Arrivé au sous sol, je lis « le système d’aération était insuffisant », et je commence à sentir cette atmosphère de réclusion et de mort. Je continue à lire : « La poutre est l’un des premiers souvenirs de certains des survivants du centre clandestin. Placée à une faible hauteur, les détenus se cognaient la tête, désorientés par les bandeaux qui leur couvraient les yeux ou par les coups des gardes ». Malgré que l’on m’ait averti, que je n’aie pas eu de bandeaux sur les yeux et que personne ne m’ait poussé, j’ai failli me cogner contre cette même poutre.
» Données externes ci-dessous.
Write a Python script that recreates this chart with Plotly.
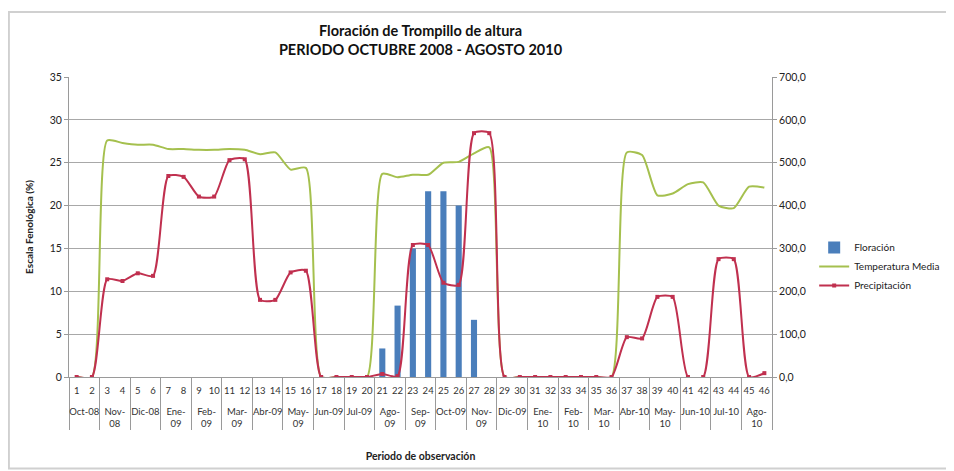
import plotly.graph_objects as go

# Periodos de observación (1..46) y meses (cada mes = 2 observaciones)
periodos = [str(i) for i in range(1, 47)]
meses = ["Oct-08", "Nov-<br>08", "Dic-08", "Ene-<br>09", "Feb-<br>09", "Mar-<br>09",
         "Abr-09", "May-<br>09", "Jun-09", "Jul-09", "Ago-<br>09", "Sep-<br>09",
         "Oct-09", "Nov-<br>09", "Dic-09", "Ene-<br>10", "Feb-<br>10", "Mar-<br>10",
         "Abr-10", "May-<br>10", "Jun-10", "Jul-10", "Ago-<br>10"]
# línea vacía delante para separar los meses de los números, como en Excel
meses_x = ["<br>" + m for m in meses for _ in range(2)]

floracion = [None] * 20 + [3.33, 8.33, 15.0, 21.67, 21.67, 20.0, 6.67] + [None] * 19

temperatura = [0, 0, 27.6, 27.3, 27.1, 27.1, 26.6, 26.6, 26.5, 26.5,
               26.6, 26.5, 26.0, 26.2, 24.2, 24.4, 0, 0, 0, 0,
               23.7, 23.3, 23.6, 23.6, 25.0, 25.1, 26.1, 26.8, 0, 0,
               0, 0, 0, 0, 0, 0, 26.2, 25.9, 21.2, 21.4,
               22.5, 22.7, 20.0, 19.7, 22.2, 22.1]

precipitacion = [0, 0, 228, 224, 242, 236, 469, 467, 421, 421,
                 506, 508, 180, 180, 244, 248, 0, 0, 0, 0,
                 7, 2, 308, 308, 220, 215, 569, 569, 0, 0,
                 0, 0, 0, 0, 0, 0, 93, 90, 187, 187,
                 0, 0, 275, 275, 0, 9]

AZUL, VERDE, ROJO = "#4A7EBB", "#A5C04E", "#C0304F"
FONT = "Lato"

fig = go.Figure()
fig.add_trace(go.Bar(x=[meses_x, periodos], y=floracion, name="Floración",
                     marker=dict(color=AZUL, line=dict(width=0))))
fig.add_trace(go.Scatter(x=[meses_x, periodos], y=temperatura, name="Temperatura Media",
                         mode="lines", line=dict(color=VERDE, width=2,
                                                 shape="spline", smoothing=0.6)))
fig.add_trace(go.Scatter(x=[meses_x, periodos], y=precipitacion, name="Precipitación",
                         yaxis="y2", mode="lines+markers",
                         line=dict(color=ROJO, width=2, shape="spline", smoothing=0.6),
                         marker=dict(color=ROJO, size=4, symbol="square")))

# Marco del área del gráfico (estilo Excel)
fig.add_shape(type="rect", xref="paper", yref="paper",
              x0=-0.0855, x1=1.27, y0=-0.305, y1=1.217,
              line=dict(color="#D0D0D0", width=2), layer="below")

# la página añade 8 px de margen al cuerpo: la figura se reduce en consecuencia
fig.update_layout(
    width=946, height=463,
    margin=dict(l=61, r=182, t=69, b=94, autoexpand=False),
    paper_bgcolor="white", plot_bgcolor="white",
    font=dict(family=FONT, size=10, color="#222"),
    title=dict(text="<b>Floración de Trompillo de altura<br>PERIODO OCTUBRE 2008 - AGOSTO 2010</b>",
               x=0.5, xref="paper", y=0.94, yanchor="top",
               font=dict(family=FONT, size=14.5, color="#111")),
    bargap=0.6,
    showlegend=True,
    legend=dict(x=1.06, y=0.48, xanchor="left", yanchor="top",
                font=dict(family=FONT, size=10), tracegroupgap=6,
                bgcolor="rgba(0,0,0,0)"),
    xaxis=dict(type="multicategory", range=[-0.5, 45.5], autorange=False,
               showline=True, linecolor="#9A9A9A",
               showdividers=True, dividercolor="#9A9A9A", dividerwidth=1,
               ticks="", tickangle=0, automargin=False, ticklabelstandoff=5,
               tickfont=dict(family=FONT, size=9.5, color="#333"),
               title=dict(text="<b>Periodo de observación</b>",
                          font=dict(family=FONT, size=10.5), standoff=24)),
    yaxis=dict(range=[0, 35], dtick=5, showgrid=True, gridcolor="#A8A8A8",
               gridwidth=1, zeroline=False, showline=True, linecolor="#9A9A9A",
               ticks="outside", ticklen=4, tickcolor="#9A9A9A", automargin=False,
               tickfont=dict(family=FONT, size=10.5),
               title=dict(text="<b>Escala Fenológica (%)</b>",
                          font=dict(family=FONT, size=10), standoff=14)),
    yaxis2=dict(range=[0, 700], overlaying="y", side="right",
                tickvals=list(range(0, 701, 100)),
                ticktext=[f"{v},0" for v in range(0, 701, 100)],
                showgrid=False, zeroline=False, showline=True, linecolor="#9A9A9A",
                ticks="outside", ticklen=4, tickcolor="#9A9A9A", automargin=False,
                tickfont=dict(family=FONT, size=10.5)),
)

fig.write_html("out.html")
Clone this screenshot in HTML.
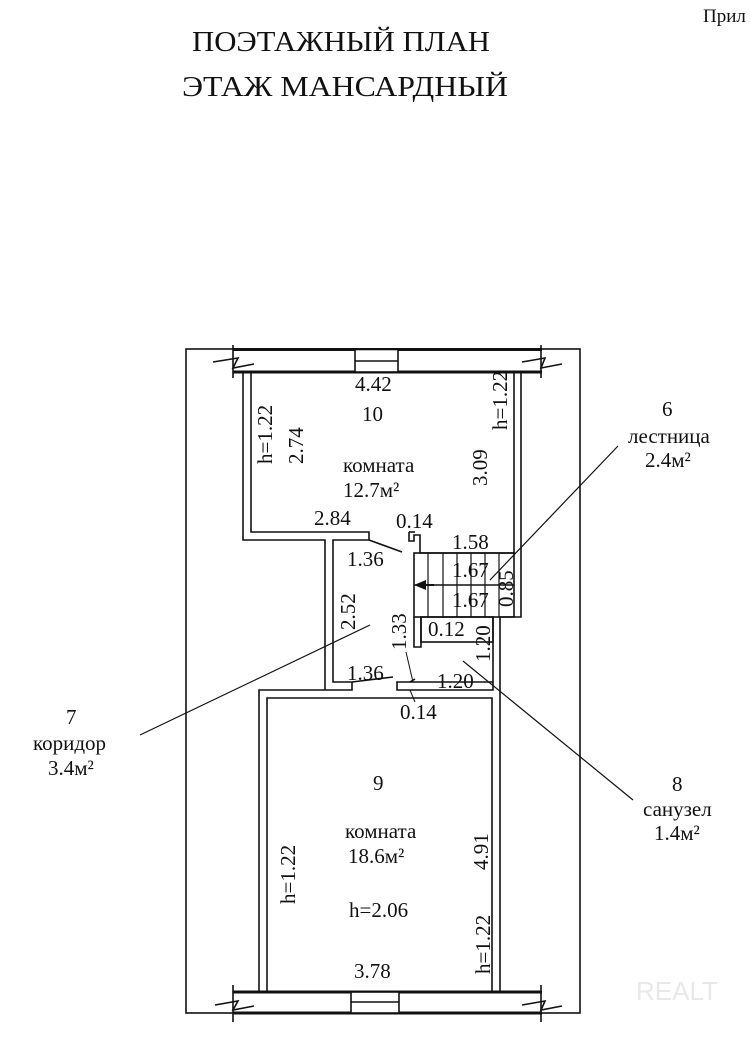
<!DOCTYPE html>
<html><head><meta charset="utf-8"><style>
html,body{margin:0;padding:0;background:#fff;width:750px;height:1041px;overflow:hidden}
svg{display:block}
text{font-family:"Liberation Serif","Noto Serif CJK SC",serif;fill:#111}
</style></head><body>
<svg width="750" height="1041" viewBox="0 0 750 1041" xmlns="http://www.w3.org/2000/svg">
<text x="192" y="51" font-size="29" textLength="298" lengthAdjust="spacingAndGlyphs">ПОЭТАЖНЫЙ ПЛАН</text>
<text x="182" y="96" font-size="29" textLength="326" lengthAdjust="spacingAndGlyphs">ЭТАЖ  МАНСАРДНЫЙ</text>
<text x="703" y="22" font-size="19">Прил</text>

<g fill="none" stroke="#111" stroke-width="1.6">
<rect x="186" y="349" width="394" height="664"/>
<line x1="233" y1="349.5" x2="542" y2="349.5" stroke-width="3"/>
<line x1="233" y1="372" x2="542" y2="372" stroke-width="3"/>
<line x1="233" y1="345" x2="233" y2="378"/><line x1="541" y1="345" x2="541" y2="378"/>
<polyline points="213,362 238,358 233,368 254,364"/>
<polyline points="522,362 545,358 541,368 562,364"/>
<rect x="355" y="349.5" width="43" height="22.5" fill="#fff"/>
<line x1="355" y1="361" x2="398" y2="361"/>
<line x1="233" y1="992" x2="542" y2="992" stroke-width="3"/>
<line x1="233" y1="1013" x2="542" y2="1013" stroke-width="3"/>
<line x1="233" y1="985" x2="233" y2="1022"/><line x1="541" y1="985" x2="541" y2="1022"/>
<polyline points="215,1005 238,1001 233,1010 254,1006"/>
<polyline points="522,1005 545,1001 541,1010 562,1006"/>
<rect x="351" y="992" width="48" height="21" fill="#fff"/>
<line x1="351" y1="1002" x2="399" y2="1002"/>
<polyline points="243,372 243,540 325,540 325,690"/>
<polyline points="251,372 251,532 369,532 369,540 333,540 333,682 352,682 352,690 259,690 259,992"/>
<polyline points="267,992 267,698 492,698 492,992"/>
<polyline points="514,372 514,553 420,553 420,535 414,535 414,541 409,541 409,532"/>
<line x1="409" y1="532" x2="415" y2="532"/>
<polyline points="521,372 521,617 500,617 500,992"/>
<rect x="414" y="553" width="100" height="64"/>
<line x1="414" y1="585" x2="514" y2="585"/>
<g stroke-width="1.2"><line x1="428" y1="553" x2="428" y2="617"/><line x1="443" y1="553" x2="443" y2="617"/><line x1="457" y1="553" x2="457" y2="617"/><line x1="471" y1="553" x2="471" y2="617"/><line x1="485" y1="553" x2="485" y2="617"/><line x1="499" y1="553" x2="499" y2="617"/></g>
<line x1="434" y1="585" x2="420" y2="585" stroke-width="2"/>
<polyline points="414,617 414,647 421,647 421,617"/>
<rect x="421" y="617" width="72" height="25"/>
<polyline points="493,617 493,690 397,690 397,682 493,682"/>
<line x1="410" y1="682" x2="415" y2="679"/>
<line x1="369" y1="540" x2="402" y2="552"/>
<line x1="352" y1="682" x2="393" y2="677"/>
<line x1="406" y1="652" x2="413" y2="682" stroke-width="1"/>
<line x1="410" y1="690" x2="415" y2="702" stroke-width="1"/>
<g stroke-width="1.2">
<line x1="618" y1="446" x2="490" y2="580"/>
<line x1="140" y1="735" x2="370" y2="625"/>
<line x1="463" y1="661" x2="633" y2="800"/>
</g>
</g>
<polygon points="414,585 426,580 426,590" fill="#111"/>

<g font-size="21">
<text x="355" y="391">4.42</text>
<text x="362" y="421">10</text>
<text x="343" y="472">комната</text>
<text x="343" y="497">12.7м²</text>
<text x="314" y="525">2.84</text>
<text x="396" y="528">0.14</text>
<text x="452" y="549">1.58</text>
<text x="347" y="566">1.36</text>
<text x="452" y="577">1.67</text>
<text x="452" y="607">1.67</text>
<text x="428" y="636">0.12</text>
<text x="347" y="680">1.36</text>
<text x="437" y="688">1.20</text>
<text x="400" y="719">0.14</text>
<text x="373" y="790">9</text>
<text x="345" y="838">комната</text>
<text x="348" y="863">18.6м²</text>
<text x="349" y="917">h=2.06</text>
<text x="354" y="978">3.78</text>
<text x="662" y="416">6</text>
<text x="628" y="443">лестница</text>
<text x="645" y="467">2.4м²</text>
<text x="66" y="724">7</text>
<text x="33" y="750">коридор</text>
<text x="48" y="775">3.4м²</text>
<text x="672" y="791">8</text>
<text x="643" y="816">санузел</text>
<text x="654" y="840">1.4м²</text>
</g>
<g font-size="21">
<text transform="translate(272,464) rotate(-90)">h=1.22</text>
<text transform="translate(303,464) rotate(-90)">2.74</text>
<text transform="translate(487,486) rotate(-90)">3.09</text>
<text transform="translate(507,430) rotate(-90)">h=1.22</text>
<text transform="translate(513,607) rotate(-90)">0.85</text>
<text transform="translate(355,630) rotate(-90)">2.52</text>
<text transform="translate(406,650) rotate(-90)">1.33</text>
<text transform="translate(490,662) rotate(-90)">1.20</text>
<text transform="translate(295,904) rotate(-90)">h=1.22</text>
<text transform="translate(488,870) rotate(-90)">4.91</text>
<text transform="translate(490,974) rotate(-90)">h=1.22</text>
</g>
<text x="636" y="1000" font-size="26" style="fill:#e8e8e8;font-family:'Liberation Sans',sans-serif">REALT</text>
</svg>
</body></html>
A deux pas de cette poutre, il y a une chambre minuscule sans lumière naturelle et avec un plafond très bas.
Je monte au deuxième étage. Je lis : « ils m’emmènent au deuxième étage, à une espèce de cellule, à un cachot de deux mètres sur deux. Là, Rolón m’attrape et me dit que la situation est très grave, qu’Acosta a décidé de me tuer parce qu’il dit que je suis non recupérable, perdu ». C’est une déclaration d’Andrés Castillo, séquestré le 19 mai 1977, le 22 février 1979. Je parcours des cachots : un des deux est celui qu’a occupé Castillo. Tout au long du parcours sont projetées des images du Jugement aux Assemblées : dans chacune, les déclarants illustrent exactement ce qui est arrivé ici et semblent dire qu’au-delà des condamnations, le jugement est éternel. Je monte au troisième étage : je passe par la cave, où les biens volés ou obtenus sous une extorsion des détenus disparus étaient stockés. Une projection sur le mur me permet de voir un entassement d’appareils électroménagers et des meubles des années septante.
J’entre dans la chambre des femmes enceintes. Je lis : « Il y a des registres d’au moins trente femmes enceintes qui sont passées par l’Esma, mais on soupçonne que le nombre est encore plus élevé. Quelques enfants nés dans ce lieu ont pu être restitués à partir de 1983 grâce à la lutte de leurs familles et des Grand-mères de la Place de mai ». Quelques secondes plus tard, je rencontre Juan Cabandié : sur son visage dépité, j’observe qu’il n’est pas opportun de lui parler en ce moment. Il est né ici, là même jour où on a fait disparaître sa mère, Alicia Alfonsín.
Je lis : « Capuchita. L’étage supérieur de cet édifice a été adopté par l’armée de mer comme lieu de réclusion. Ici, les détenus étaient entassés, manquaient d’air, étaient strictement contrôlés et subissaient des tortures. Je marche dans la « Capuchita ». Je lis : Capucha. « C’était l’espace principal de réclusion des prisonniers. Les détenus étaient placés sur des matelas à l’étage et isolés dans de toutes petites chambres. Ils étaient menottés des mains aux pieds et on leur plaçait un capuchon ou un masque en tissu sur le visage. Dans ce lieu, les prisonniers n’étaient pas reconnus par leur prénom mais désignés par un numéro ».
Sur l’un des murs, les enquêteurs ont justement trouvé un numéro écrit par l’un des détenus. Un papier spécial recouvre les inscriptions trouvées pour les préserver de l’humidité. Le travail réalisé dans le casino des officiers par l’équipe, à la tête duquel se trouve la muséologue Alejandra Naftal - elle-même une ex-détenue mise en captivité au centre clandestin connu comme l’Olympe - est extraordinaire. Il met dans son contexte l’endroit et ce qu’il représente ent tant qu’épouvantable machinerie de mort. Il génère une tension indubitable avec les activités qui se développent dans le reste du bâtiment. Pour certains, cette tension représente précisément le triomphe de la vie sur la mort. Pour d’autres, il doit seulement y avoir un silence dans l’Esma, un recueillement, une réflexion. Je n’ai toujours pas d’opinion formée, définitive : je me pose seulement des questions sur ce lieu, duquel il est impossible de sortir sans en être changé pour toujours.